If traditional edtech designed paths, today institutions must design conditions. In other words, they must move from the design of education to the design of the learning architecture.
Here cognition becomes the strategic criterion with which to decide how to use automation, when to keep it under control and where to reaffirm the centrality of the teacher. Cognition cannot be delegated to systems that produce convincing but not always well-founded answers; it must be accompanied by methods, tests, comparison and judgment.
For this reason, the teacher assumes an even more important role: not just a technical facilitator, but a guarantor of epistemic orientation, integrity, selection of sources and quality of educational interaction. Educational institutions are also changing function. They are no longer the only place that preserves knowledge, but the institution that must give coherence, reliability and meaning to an increasingly fragmented cognitive ecosystem.
In this framework, cognition also becomes a matter of cultural authority and public trust. The OECD notes that GenAI is now widespread well beyond institutional control and that precisely for this reason we need educational models capable of guiding its uses responsibly, avoiding that the apparent increase in performance coincides with an impoverishment of real learning.
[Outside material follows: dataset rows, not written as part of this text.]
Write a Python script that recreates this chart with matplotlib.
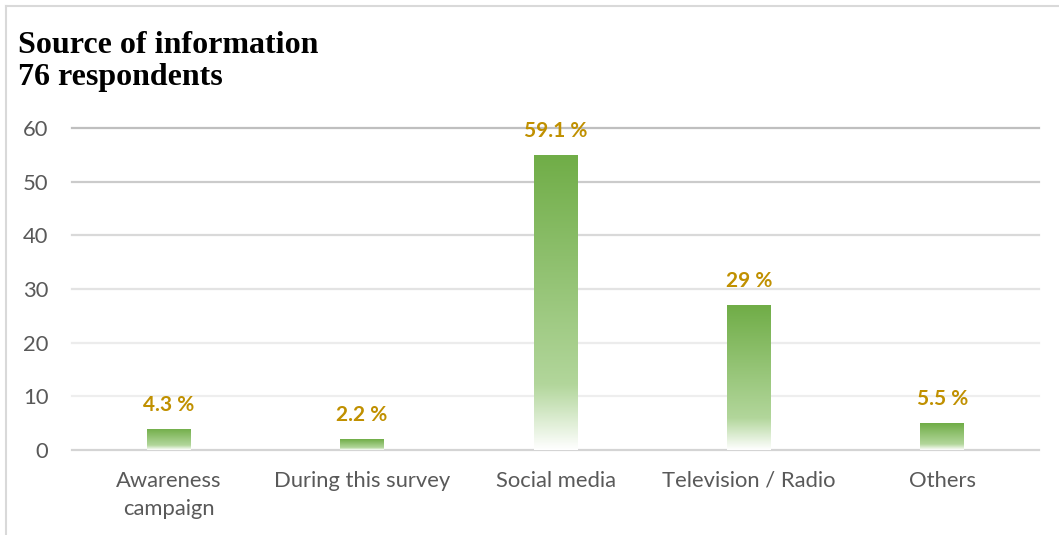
import matplotlib
matplotlib.use('Agg')
import matplotlib.pyplot as plt
from matplotlib.colors import LinearSegmentedColormap
from matplotlib.lines import Line2D
import numpy as np

# Source of information, counts per source and share labels
categories = ['Awareness\ncampaign', 'During this survey', 'Social media', 'Television / Radio', 'Others']
counts = [4, 2, 55, 27, 5]
share_labels = ['4.3 %', '2.2 %', '59.1 %', '29 %', '5.5 %']
y_ticks = [0, 10, 20, 30, 40, 50, 60]

fig = plt.figure(figsize=(10.59, 5.35), dpi=100)
fig.patch.set_facecolor('white')
W, H = 1059, 535
ax = fig.add_axes([72 / W, (H - 450) / H, (1039 - 72) / W, (450 - 128) / H])

# green fading to white towards the base of each bar
cmap = LinearSegmentedColormap.from_list(
    'fade', [(0.0, '#ffffff'), (0.22, '#b2d69b'), (1.0, '#70ad47')])
grad = np.linspace(0, 1, 256).reshape(-1, 1)

x = np.arange(len(categories))
bars = ax.bar(x, counts, width=0.227, color='none', edgecolor='none', zorder=3)
for rect in bars:
    x0 = rect.get_x()
    im = ax.imshow(grad, cmap=cmap, origin='lower', aspect='auto',
                   extent=[x0, x0 + rect.get_width(), 0, rect.get_height()], zorder=3)
    im.set_clip_path(rect)

for xi, c, lab in zip(x, counts, share_labels):
    ax.annotate(lab, (xi, c), xytext=(0, 10), textcoords='offset points',
                ha='center', va='bottom', fontsize=15, fontweight='bold',
                color='#c09000', family='Lato')

# gridlines get lighter towards the bottom
grid_colors = ['#d4d4d4', '#eeeeee', '#ececec', '#e3e3e3', '#d9d9d9', '#cbcbcb', '#bfbfbf']
for yv, gc in zip(y_ticks, grid_colors):
    ax.axhline(yv, color=gc, lw=1.6, zorder=1, clip_on=False)

ax.set_xlim(-0.5, len(categories) - 0.5)
ax.set_ylim(0, 60)
ax.set_yticks(y_ticks)
ax.set_xticks(x)
ax.set_xticklabels(categories, linespacing=1.5)
for s in ax.spines.values():
    s.set_visible(False)
ax.tick_params(axis='both', length=0, labelsize=15.8, labelcolor='#595959')
ax.tick_params(axis='y', pad=17)
ax.tick_params(axis='x', pad=15)
for t in ax.get_xticklabels() + ax.get_yticklabels():
    t.set_family('Lato')
ax.set_facecolor('none')

fig.text(18 / W, 1 - 31 / H, 'Source of information\n76 respondents', ha='left', va='top',
         fontsize=23, fontweight='bold', family='Liberation Serif', linespacing=1.13)

# outer chart frame (top and left edges)
fig.add_artist(Line2D([6 / W, 1], [1 - 6 / H, 1 - 6 / H], color='#d9d9d9', lw=1.5))
fig.add_artist(Line2D([6 / W, 6 / W], [0, 1 - 6 / H], color='#d9d9d9', lw=1.5))

fig.savefig('out.png', dpi=100)
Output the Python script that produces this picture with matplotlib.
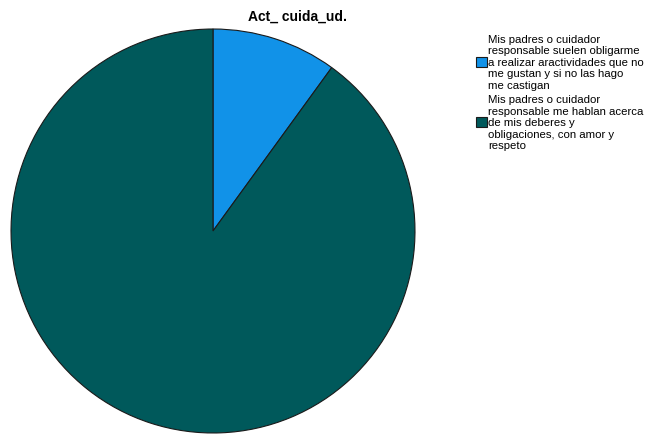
import matplotlib.pyplot as plt

plt.rcParams['font.family'] = ['Liberation Sans', 'DejaVu Sans']

# Datos del gráfico
categorias = [
    'Mis padres o cuidador\nresponsable suelen obligarme\na realizar aractividades que no\nme gustan y si no las hago\nme castigan',
    'Mis padres o cuidador\nresponsable me hablan acerca\nde mis deberes y\nobligaciones, con amor y\nrespeto',
]
porcentajes = [10, 90]
colores = ['#1192e8', '#00595b']

fig = plt.figure(figsize=(6.47, 4.35), dpi=100)
ax = fig.add_axes([10 / 647, 0, 406 / 647, 406 / 435])

cunas, _ = ax.pie(porcentajes, colors=colores, startangle=90, counterclock=False,
                  radius=1, wedgeprops={'edgecolor': '#1a1a1a', 'linewidth': 0.8})
ax.set_xlim(-1.005, 1.005)
ax.set_ylim(-1.005, 1.005)
ax.set_aspect('equal')

fig.text(298 / 647, 1 - 17 / 435, 'Act_ cuida_ud.', ha='center', va='center',
         fontsize=10, fontweight='bold')

fig.legend(cunas, categorias, loc='upper left', bbox_to_anchor=(470 / 647, 1 - 29 / 435),
           frameon=False, fontsize=8.2, handlelength=0.95, handleheight=0.95,
           handletextpad=0.15, labelspacing=0.35, borderpad=0)

plt.savefig('out.png', dpi=100)
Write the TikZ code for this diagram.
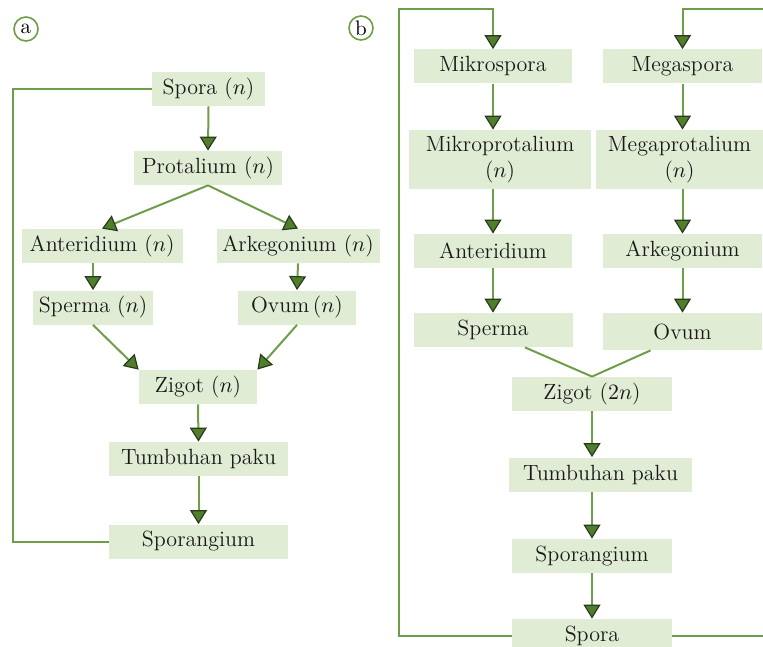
\documentclass[tikz,border=0pt]{standalone}
\usepackage{tikz}
\usetikzlibrary{arrows.meta,calc}
\definecolor{boxgreen}{HTML}{E1ECD4}
\definecolor{linegreen}{HTML}{6F9E48}
\definecolor{tipgreen}{HTML}{4F7F28}
\definecolor{tipdark}{HTML}{2B3A1F}
\tikzset{
  stage/.style={fill=boxgreen, draw=none, minimum height=17pt, inner sep=0pt, align=center, font=\fontsize{11}{13}\selectfont, text=black!90},
  flow/.style={draw=linegreen, line width=1pt, -{Triangle[width=8.5pt,length=7pt,fill=tipgreen,color=tipdark,line width=0.6pt]}},
  link/.style={draw=linegreen, line width=1pt},
  panel/.style={circle, draw=linegreen, line width=0.8pt, minimum size=12pt, inner sep=0pt, font=\fontsize{10.5}{11}\selectfont}
}

\begin{document}
\begin{tikzpicture}[x=0.5pt, y=-0.5pt]
  \useasboundingbox (0,0) rectangle (763,646);
  \node[panel] (labA) at (26,29) {a};
  \node[panel] (labB) at (361,28) {b};

  \node[stage, minimum width=56.5pt] (sporaA) at (208.5,89) {Spora ($n$)};
  \node[stage, minimum width=74pt] (protA) at (208,168) {Protalium ($n$)};
  \node[stage, minimum width=80.5pt] (antA) at (102,246) {Anteridium ($n$)};
  \node[stage, minimum width=81.5pt] (arkA) at (298,246) {Arkegonium ($n$)};
  \node[stage, minimum width=60pt] (spermA) at (93,307.5) {Sperma ($n$)};
  \node[stage, minimum width=59pt] (ovumA) at (297,307.5) {Ovum\,($n$)};
  \node[stage, minimum width=59pt] (zigA) at (198,387) {Zigot ($n$)};
  \node[stage, minimum width=89.5pt] (tumbA) at (198.5,459) {Tumbuhan paku};
  \node[stage, minimum width=89.5pt] (sporgA) at (198.5,541.5) {Sporangium};
  \coordinate (leftA) at (13,89);

  \draw[flow] (sporaA.south) -- (protA.north);
  \draw[flow] (protA.south) -- (antA.north);
  \draw[flow] (protA.south) -- (arkA.north);
  \draw[flow] (antA.south -| spermA.north) -- (spermA.north);
  \draw[flow] (arkA.south) -- (ovumA.north);
  \draw[flow] (spermA.south) -- (zigA.north west);
  \draw[flow] (ovumA.south) -- (zigA.north east);
  \draw[flow] (zigA.south) -- (tumbA.north);
  \draw[flow] (tumbA.south) -- (sporgA.north);
  \draw[link] (sporaA.west) -- (leftA) |- (sporgA.west);

  \node[stage, minimum width=79pt] (mikroB) at (493,66.5) {Mikrospora};
  \node[stage, minimum width=79.5pt] (megaB) at (682.5,66.5) {Megaspora};
  \node[stage, minimum width=91pt, minimum height=29.5pt] (mprotB) at (500,159.5) {Mikroprotalium\\($n$)};
  \node[stage, minimum width=83.5pt, minimum height=29.5pt] (gprotB) at (679.5,159.5) {Megaprotalium\\($n$)};
  \node[stage, minimum width=79pt] (antB) at (493,251) {Anteridium};
  \node[stage, minimum width=79.5pt] (arkB) at (682.5,251) {Arkegonium};
  \node[stage, minimum width=79.5pt] (spermB) at (493,330) {Sperma};
  \node[stage, minimum width=79.5pt, minimum height=18.5pt] (ovumB) at (682.5,331.5) {Ovum};
  \node[stage, minimum width=80pt] (zigB) at (592,394) {Zigot ($2n$)};
  \node[stage, minimum width=91.5pt] (tumbB) at (600.5,474.5) {Tumbuhan paku};
  \node[stage, minimum width=80pt] (sporgB) at (592,556) {Sporangium};
  \node[stage, minimum width=80pt] (sporaB) at (592,636) {Spora};
  \coordinate (topL) at (399,9);
  \coordinate (topR) at (767,9);

  \draw[flow] (sporaB.west) -| (topL) -| (mikroB.north);
  \draw[flow] (sporaB.east) -| (topR) -| (megaB.north);
  \draw[flow] (mikroB.south) -- (mikroB.south |- mprotB.north);
  \draw[flow] (megaB.south) -- (megaB.south |- gprotB.north);
  \draw[flow] (antB.north |- mprotB.south) -- (antB.north);
  \draw[flow] (arkB.north |- gprotB.south) -- (arkB.north);
  \draw[flow] (antB.south) -- (spermB.north);
  \draw[flow] (arkB.south) -- (ovumB.north);
  \draw[link] ($(spermB.south)!0.4!(spermB.south east)$) -- (zigB.north);
  \draw[link] ($(ovumB.south)!0.4!(ovumB.south west)$) -- (zigB.north);
  \draw[flow] (zigB.south) -- (zigB.south |- tumbB.north);
  \draw[flow] (sporgB.north |- tumbB.south) -- (sporgB.north);
  \draw[flow] (sporgB.south) -- (sporaB.north);
\end{tikzpicture}
\end{document}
Malta, digital quality and Head of Digital E-Learning
In the Maltese context, this transformation cannot be approached as a simple technical issue, because it is closely linked to quality assurance, licensing and accreditation processes.
The MFHEA framework requires online and blended learning to be part of the vision, mission, policies and institutional budgets, and includes a key managerial post or a unit with a background in instructional design dedicated to the management of online and blended learning.
In addition, the system clearly distinguishes between Minimal Indicators, which are required during licensing, and Performance Indicators, which are required to demonstrate maturity and continuous improvement in subsequent audits. In this framework, cognition is not only about how the student learns, but also about how the institution organizes accountability, monitoring, teacher support, data analysis, and cyclical review of programs.
It is here that the figure of the Head of Digital E-Learning acquires strategic importance: not as a mere platform coordinator, but as a safeguard of pedagogical governance, digital quality and institutional development.
This function can also be strengthened, especially in the set-up, review or capacity building phases, by collaborators of the Malta Quality Education network, in support of curriculum design, faculty development, learning analytics, policy writing and quality review. However, it remains essential that the provider maintains internal supervision, since the MFHEA framework links quality to direct institutional responsibilities, internal quality management structures and periodic audits.
Added to this is a recent regulatory element: as of February 24, 2026, the MFHEA does not accept new license applications for entirely online institutions; providers must maintain a substantial physical presence in Malta and, for blended programmes, the expected balance is up to 60% online and at least 40% face-to-face. This makes a function capable of integrating quality, compliance and design even more relevant.
Skills, governance and the future of cognition
If the education system is to remain central, it must therefore equip itself with new skills and new decision-making structures. It is no longer enough to know how to design content or administer platforms. Pedagogy, cognitive science, AI ethics, quality management, data-informed review and organizational development must be integrated.
Cognition must become the lens through which to reread curriculum, assessment, faculty support and student experience. This implies clear policies on the use of GenAI, academic integrity verification mechanisms, the ability to distinguish between useful and distorting automation, and governance capable of linking innovation and accountability.
Knowledge cannot be left at the mercy of technological efficiency alone: it must remain verifiable, oriented and supported by an institution that still knows how to take on the task of forming judgment. In this perspective, the future of higher education will depend not on how quickly it adopts new tools, but on how seriously it can build environments in which human cognition is strengthened, not absorbed, by artificial systems.
This is the real borderline between superficial modernization and mature educational transformation. And it is precisely on this ground that the ability of educational institutions to remain credible, relevant and publicly reliable in the new learning ecosystem will be measured.